■ ITEMS:
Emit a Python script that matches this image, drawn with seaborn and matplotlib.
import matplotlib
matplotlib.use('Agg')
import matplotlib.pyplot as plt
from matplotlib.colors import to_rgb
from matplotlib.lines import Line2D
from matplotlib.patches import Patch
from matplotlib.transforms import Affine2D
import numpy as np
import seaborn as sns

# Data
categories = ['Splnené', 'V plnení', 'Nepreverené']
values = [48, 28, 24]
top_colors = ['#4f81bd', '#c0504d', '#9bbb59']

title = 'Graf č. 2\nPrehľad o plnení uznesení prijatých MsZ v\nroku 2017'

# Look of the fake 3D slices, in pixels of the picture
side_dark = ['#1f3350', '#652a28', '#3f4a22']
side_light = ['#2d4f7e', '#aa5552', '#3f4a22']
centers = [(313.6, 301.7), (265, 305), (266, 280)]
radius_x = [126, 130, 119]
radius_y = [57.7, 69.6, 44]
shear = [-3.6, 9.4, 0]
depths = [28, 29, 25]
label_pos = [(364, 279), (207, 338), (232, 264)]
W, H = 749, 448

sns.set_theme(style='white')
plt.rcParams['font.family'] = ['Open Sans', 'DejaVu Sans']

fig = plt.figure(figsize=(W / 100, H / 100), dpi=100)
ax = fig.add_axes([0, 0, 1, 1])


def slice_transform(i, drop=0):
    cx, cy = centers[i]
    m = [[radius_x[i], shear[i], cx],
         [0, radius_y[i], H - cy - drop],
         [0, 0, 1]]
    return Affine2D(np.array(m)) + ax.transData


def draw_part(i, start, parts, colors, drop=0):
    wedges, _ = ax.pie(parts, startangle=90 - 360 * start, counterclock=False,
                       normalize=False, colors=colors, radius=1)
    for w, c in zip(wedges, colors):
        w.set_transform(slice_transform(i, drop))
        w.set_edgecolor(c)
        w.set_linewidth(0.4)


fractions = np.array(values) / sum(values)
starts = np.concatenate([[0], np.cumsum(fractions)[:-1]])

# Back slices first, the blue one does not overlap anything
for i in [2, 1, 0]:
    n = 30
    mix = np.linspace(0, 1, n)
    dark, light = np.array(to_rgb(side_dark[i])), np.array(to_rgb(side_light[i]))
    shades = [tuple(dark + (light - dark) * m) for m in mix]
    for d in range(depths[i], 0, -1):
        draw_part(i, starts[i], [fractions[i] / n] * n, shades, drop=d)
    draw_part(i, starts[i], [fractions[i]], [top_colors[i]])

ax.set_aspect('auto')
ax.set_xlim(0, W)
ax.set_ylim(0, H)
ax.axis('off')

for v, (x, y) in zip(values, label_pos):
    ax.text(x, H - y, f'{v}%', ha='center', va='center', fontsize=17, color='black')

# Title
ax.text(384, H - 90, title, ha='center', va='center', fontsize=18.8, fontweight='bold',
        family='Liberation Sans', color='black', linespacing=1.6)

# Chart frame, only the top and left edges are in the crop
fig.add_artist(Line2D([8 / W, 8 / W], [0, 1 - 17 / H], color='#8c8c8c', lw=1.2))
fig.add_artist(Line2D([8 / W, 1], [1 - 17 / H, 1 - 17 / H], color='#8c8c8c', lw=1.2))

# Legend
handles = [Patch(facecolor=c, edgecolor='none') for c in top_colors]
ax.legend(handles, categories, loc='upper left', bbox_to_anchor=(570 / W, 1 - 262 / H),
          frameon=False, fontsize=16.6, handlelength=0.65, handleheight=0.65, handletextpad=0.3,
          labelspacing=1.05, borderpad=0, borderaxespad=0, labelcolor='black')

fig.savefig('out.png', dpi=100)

* * *

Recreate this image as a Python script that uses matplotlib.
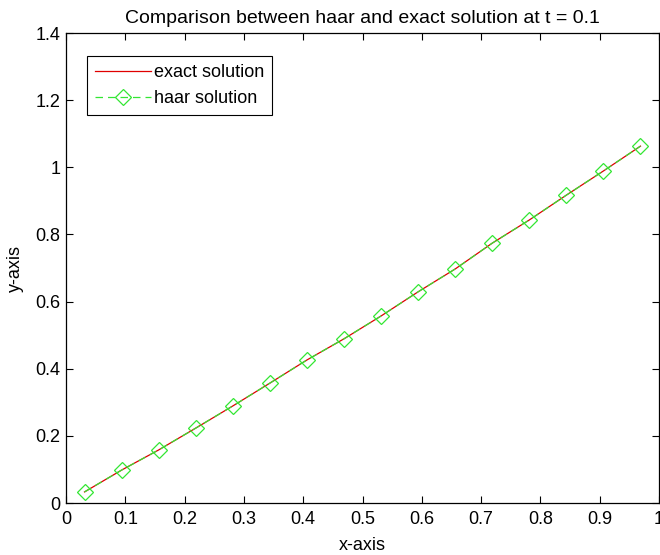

...

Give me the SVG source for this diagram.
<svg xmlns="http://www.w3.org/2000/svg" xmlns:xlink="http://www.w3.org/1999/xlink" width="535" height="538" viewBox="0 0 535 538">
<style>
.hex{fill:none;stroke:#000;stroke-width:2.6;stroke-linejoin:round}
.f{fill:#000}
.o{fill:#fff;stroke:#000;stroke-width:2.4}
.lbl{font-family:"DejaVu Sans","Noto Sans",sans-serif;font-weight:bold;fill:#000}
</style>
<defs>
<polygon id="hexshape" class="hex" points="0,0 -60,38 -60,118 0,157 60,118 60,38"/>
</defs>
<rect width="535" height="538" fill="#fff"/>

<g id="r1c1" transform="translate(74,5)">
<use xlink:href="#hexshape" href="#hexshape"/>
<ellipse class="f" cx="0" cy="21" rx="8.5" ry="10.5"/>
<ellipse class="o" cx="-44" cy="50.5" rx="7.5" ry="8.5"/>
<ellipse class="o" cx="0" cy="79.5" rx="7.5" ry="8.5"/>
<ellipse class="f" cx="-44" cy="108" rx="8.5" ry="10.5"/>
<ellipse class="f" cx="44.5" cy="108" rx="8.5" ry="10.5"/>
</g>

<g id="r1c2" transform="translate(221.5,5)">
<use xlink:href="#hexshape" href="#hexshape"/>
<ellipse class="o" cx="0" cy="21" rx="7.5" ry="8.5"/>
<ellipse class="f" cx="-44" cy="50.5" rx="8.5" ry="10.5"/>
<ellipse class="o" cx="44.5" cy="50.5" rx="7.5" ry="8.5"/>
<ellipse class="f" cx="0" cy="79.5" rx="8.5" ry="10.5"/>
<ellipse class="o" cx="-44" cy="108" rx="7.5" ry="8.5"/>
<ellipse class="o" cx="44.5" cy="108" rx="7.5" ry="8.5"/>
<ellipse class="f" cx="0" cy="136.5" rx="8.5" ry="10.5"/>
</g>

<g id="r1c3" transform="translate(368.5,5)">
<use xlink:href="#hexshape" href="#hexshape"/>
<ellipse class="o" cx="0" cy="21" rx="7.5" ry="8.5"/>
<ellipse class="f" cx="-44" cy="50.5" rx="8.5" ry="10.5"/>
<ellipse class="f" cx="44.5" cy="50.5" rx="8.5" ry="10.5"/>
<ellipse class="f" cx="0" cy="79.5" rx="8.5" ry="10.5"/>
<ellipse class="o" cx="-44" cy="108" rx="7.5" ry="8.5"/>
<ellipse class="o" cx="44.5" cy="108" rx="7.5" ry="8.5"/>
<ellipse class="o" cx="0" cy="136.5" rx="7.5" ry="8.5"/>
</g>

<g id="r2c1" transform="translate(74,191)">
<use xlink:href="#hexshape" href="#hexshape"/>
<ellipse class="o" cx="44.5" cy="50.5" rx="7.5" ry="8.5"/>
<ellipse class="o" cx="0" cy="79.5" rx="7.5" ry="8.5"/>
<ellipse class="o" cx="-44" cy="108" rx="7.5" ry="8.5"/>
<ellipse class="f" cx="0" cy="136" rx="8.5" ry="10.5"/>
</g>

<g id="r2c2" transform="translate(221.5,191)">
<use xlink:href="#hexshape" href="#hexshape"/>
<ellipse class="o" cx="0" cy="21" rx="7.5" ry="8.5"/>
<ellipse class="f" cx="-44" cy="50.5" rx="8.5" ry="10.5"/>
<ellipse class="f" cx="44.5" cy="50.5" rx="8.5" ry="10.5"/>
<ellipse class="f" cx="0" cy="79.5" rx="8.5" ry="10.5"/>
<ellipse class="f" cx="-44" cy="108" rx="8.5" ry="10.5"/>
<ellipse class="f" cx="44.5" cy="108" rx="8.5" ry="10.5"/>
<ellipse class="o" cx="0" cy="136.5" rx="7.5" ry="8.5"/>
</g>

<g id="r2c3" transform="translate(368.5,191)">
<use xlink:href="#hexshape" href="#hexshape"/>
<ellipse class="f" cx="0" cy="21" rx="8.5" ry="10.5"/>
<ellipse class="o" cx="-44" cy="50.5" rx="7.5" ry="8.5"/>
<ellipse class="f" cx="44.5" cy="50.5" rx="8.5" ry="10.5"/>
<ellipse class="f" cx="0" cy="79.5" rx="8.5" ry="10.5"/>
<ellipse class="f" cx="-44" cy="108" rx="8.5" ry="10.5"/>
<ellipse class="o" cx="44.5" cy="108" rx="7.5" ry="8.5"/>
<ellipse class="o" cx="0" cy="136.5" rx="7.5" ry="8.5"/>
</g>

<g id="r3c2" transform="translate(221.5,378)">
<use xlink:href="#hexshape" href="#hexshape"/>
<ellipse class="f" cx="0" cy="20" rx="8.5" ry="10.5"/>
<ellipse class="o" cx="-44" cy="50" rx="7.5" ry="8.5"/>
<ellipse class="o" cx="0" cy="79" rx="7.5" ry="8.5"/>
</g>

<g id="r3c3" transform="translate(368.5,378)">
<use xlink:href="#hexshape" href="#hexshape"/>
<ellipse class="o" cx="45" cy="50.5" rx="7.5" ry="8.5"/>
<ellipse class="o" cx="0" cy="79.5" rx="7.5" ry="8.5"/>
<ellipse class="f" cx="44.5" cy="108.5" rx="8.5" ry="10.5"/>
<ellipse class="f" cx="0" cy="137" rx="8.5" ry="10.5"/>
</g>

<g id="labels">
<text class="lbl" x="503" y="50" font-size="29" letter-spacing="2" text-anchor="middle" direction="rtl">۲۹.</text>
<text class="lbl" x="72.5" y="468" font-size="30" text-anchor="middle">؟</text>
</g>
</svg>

■ WHAT TO WORK ON:
Return the exact lines from the line with "Emit a Python" to the line with "title = 'Graf", inclusive of both, with nothing added.

■ ANSWER TO THE PROBLEM:
Emit a Python script that matches this image, drawn with seaborn and matplotlib.
import matplotlib
matplotlib.use('Agg')
import matplotlib.pyplot as plt
from matplotlib.colors import to_rgb
from matplotlib.lines import Line2D
from matplotlib.patches import Patch
from matplotlib.transforms import Affine2D
import numpy as np
import seaborn as sns

# Data
categories = ['Splnené', 'V plnení', 'Nepreverené']
values = [48, 28, 24]
top_colors = ['#4f81bd', '#c0504d', '#9bbb59']

title = 'Graf č. 2\nPrehľad o plnení uznesení prijatých MsZ v\nroku 2017'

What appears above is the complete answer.